加盟店の審査は新規契約時に実施する「初期審査」と、契約後に年1回以上実施する「途上審査」がある。初期審査についてはNTTデータのシステムを2013年に導入して効率化を図っていたが、途上審査は業務が煩雑なためシステム化を見送り、人手による作業を続けていた。
途上審査は主に「情報収集」と「審査」の2ステップで進める。インターネットから加盟店の現在の情報を収集し、社内で管理する加盟店の登録情報と突き合わせて審査する流れだ。
特に人手に頼った力業が必要だったのは前者の情報収集だった。

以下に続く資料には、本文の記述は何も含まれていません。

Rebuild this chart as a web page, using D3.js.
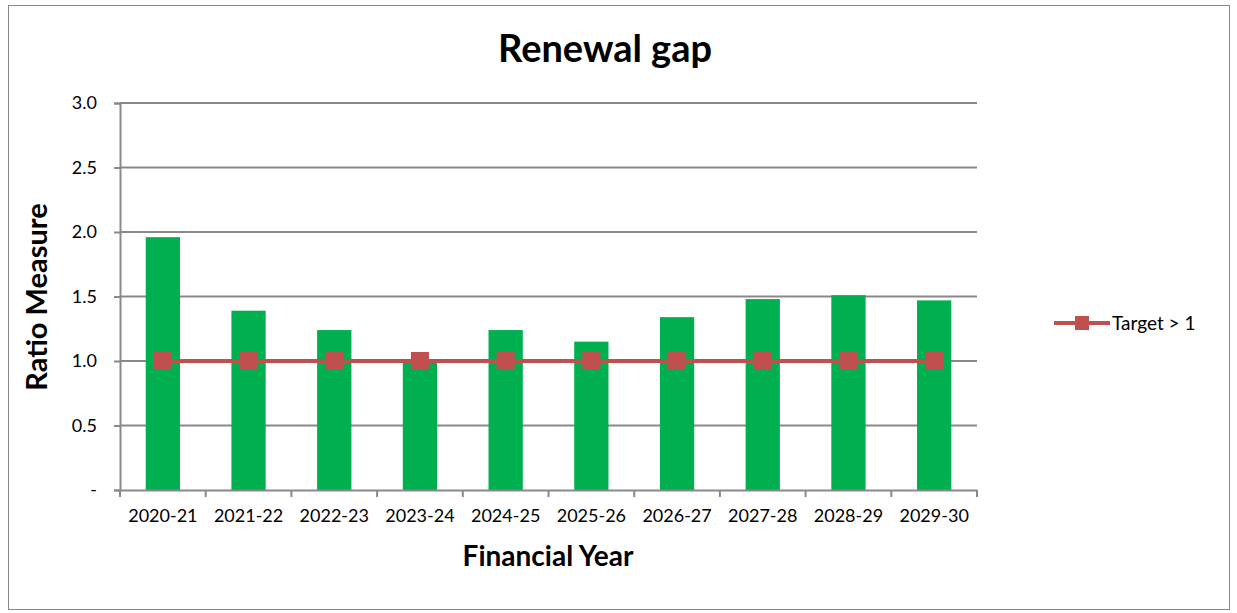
<!DOCTYPE html>
<html>
<head>
<meta charset="utf-8">
<script src="https://cdn.jsdelivr.net/npm/d3@7"></script>
<style>
  body { margin: 0; background: #fff; }
  text { font-family: Lato, "Open Sans", sans-serif; fill: #000; }
</style>
</head>
<body>
<div id="chart"></div>
<script>
const years = ["2020-21", "2021-22", "2022-23", "2023-24", "2024-25", "2025-26", "2026-27", "2027-28", "2028-29", "2029-30"];
const ratio = [1.96, 1.39, 1.24, 1.0, 1.24, 1.15, 1.34, 1.48, 1.51, 1.47];
const target = [1, 1, 1, 1, 1, 1, 1, 1, 1, 1];
const yTicks = [0, 0.5, 1.0, 1.5, 2.0, 2.5, 3.0];

const width = 1237, height = 613;
const margin = { left: 120, right: 260, top: 103, bottom: 123 };

const svg = d3.select("#chart").append("svg").attr("width", width).attr("height", height);

// outer frame
svg.append("rect")
  .attr("x", 8.5).attr("y", 5.5)
  .attr("width", 1221).attr("height", 604)
  .attr("fill", "none").attr("stroke", "#888").attr("stroke-width", 1);

const x = d3.scaleBand().domain(years).range([margin.left, width - margin.right]).paddingInner(0.6).paddingOuter(0.3);
const xb = d3.scaleBand().domain(years).range([margin.left, width - margin.right]);
const y = d3.scaleLinear().domain([0, 3]).range([height - margin.bottom, margin.top]);

// gridlines
svg.append("g").selectAll("line")
  .data(yTicks.slice(1))
  .enter().append("line")
  .attr("x1", margin.left).attr("x2", width - margin.right)
  .attr("y1", d => y(d)).attr("y2", d => y(d))
  .attr("stroke", "#898989").attr("stroke-width", 2);

// bars
svg.append("g").selectAll("rect")
  .data(years)
  .enter().append("rect")
  .attr("x", d => x(d))
  .attr("width", x.bandwidth())
  .attr("y", (d, i) => y(ratio[i]))
  .attr("height", (d, i) => y(0) - y(ratio[i]))
  .attr("fill", "#00b050");

// y axis
const yAxis = svg.append("g")
  .attr("transform", `translate(${margin.left},0)`)
  .call(d3.axisLeft(y).tickValues(yTicks).tickSize(6).tickPadding(17)
    .tickFormat(d => d === 0 ? "-" : d3.format(".1f")(d)));
yAxis.select(".domain").attr("stroke", "#898989").attr("stroke-width", 2);
yAxis.selectAll(".tick line").attr("stroke", "#898989").attr("stroke-width", 2);
yAxis.selectAll("text").style("font-size", "18px");

// x axis
const xAxis = svg.append("g")
  .attr("transform", `translate(0,${y(0)})`)
  .call(d3.axisBottom(xb).tickSize(0).tickPadding(19));
xAxis.select(".domain").attr("stroke", "#898989").attr("stroke-width", 2);
xAxis.selectAll("text").style("font-size", "18px");
xAxis.selectAll(".xtick")
  .data(d3.range(years.length + 1))
  .enter().append("line")
  .attr("x1", i => margin.left + i * xb.step()).attr("x2", i => margin.left + i * xb.step())
  .attr("y1", 0).attr("y2", 7)
  .attr("stroke", "#898989").attr("stroke-width", 2);

// target line
const line = d3.line().x((d, i) => xb(years[i]) + xb.bandwidth() / 2).y(d => y(d));
svg.append("path")
  .datum(target)
  .attr("d", line)
  .attr("fill", "none").attr("stroke", "#c0504d").attr("stroke-width", 4);

const ms = 18;
svg.append("g").selectAll("rect")
  .data(target)
  .enter().append("rect")
  .attr("x", (d, i) => xb(years[i]) + xb.bandwidth() / 2 - ms / 2)
  .attr("y", d => y(d) - ms / 2)
  .attr("width", ms).attr("height", ms)
  .attr("fill", "#c0504d");

// legend
const lg = svg.append("g").attr("transform", "translate(1054,323)");
lg.append("line").attr("x1", 0).attr("x2", 56).attr("y1", 0).attr("y2", 0)
  .attr("stroke", "#c0504d").attr("stroke-width", 4);
lg.append("rect").attr("x", 21).attr("y", -7).attr("width", 14).attr("height", 14).attr("fill", "#c0504d");
lg.append("text").attr("x", 58).attr("y", 7).style("font-size", "19px").text("Target > 1");

// titles
svg.append("text").attr("x", 605).attr("y", 62).attr("text-anchor", "middle")
  .style("font-size", "38px").style("font-weight", "bold").text("Renewal gap");
svg.append("text").attr("x", 548).attr("y", 566).attr("text-anchor", "middle")
  .style("font-size", "28px").style("font-weight", "bold").text("Financial Year");
svg.append("text").attr("transform", "translate(47,297) rotate(-90)").attr("text-anchor", "middle")
  .style("font-size", "29px").style("font-weight", "bold").text("Ratio Measure");
</script>
</body>
</html>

アルバイトを含めて最大10人ほどが検索エンジンを駆使して、インターネット上から加盟店に関する情報を収集していた。作業マニュアルを整備していたが、検索キーワードの設定に文面化しにくいノウハウが必要なため慣れるまでに時間がかかり、担当者ごとに精度のばらつきがあったという。
例えば「法律で取り扱いが厳しく規制されている銃火器のような商品やサービスを扱っていないか」「店舗が移転したり閉鎖したりしていないか」といった観点で情報を収集する。「新人だと判定精度が一定水準に落ち着くまでに半年ほどかかり、皆で収集できる情報は1日当たり50~100店が精一杯だった」と、小林沙織加盟店管理部副主事は振り返る。
情報収集した後の審査も手間がかかった。全加盟店に関するデータを管理する基幹系システムの使い勝手が良くなかったためだ。ネットで収集した情報と基幹系システムで管理する情報を突き合わせようにも、「基幹系システムからデータを抽出するだけで時間がかかった」(小林副主事)。結果的に加盟店ごとにネットと基幹系システムの情報を手作業で突き合わせていく必要があった。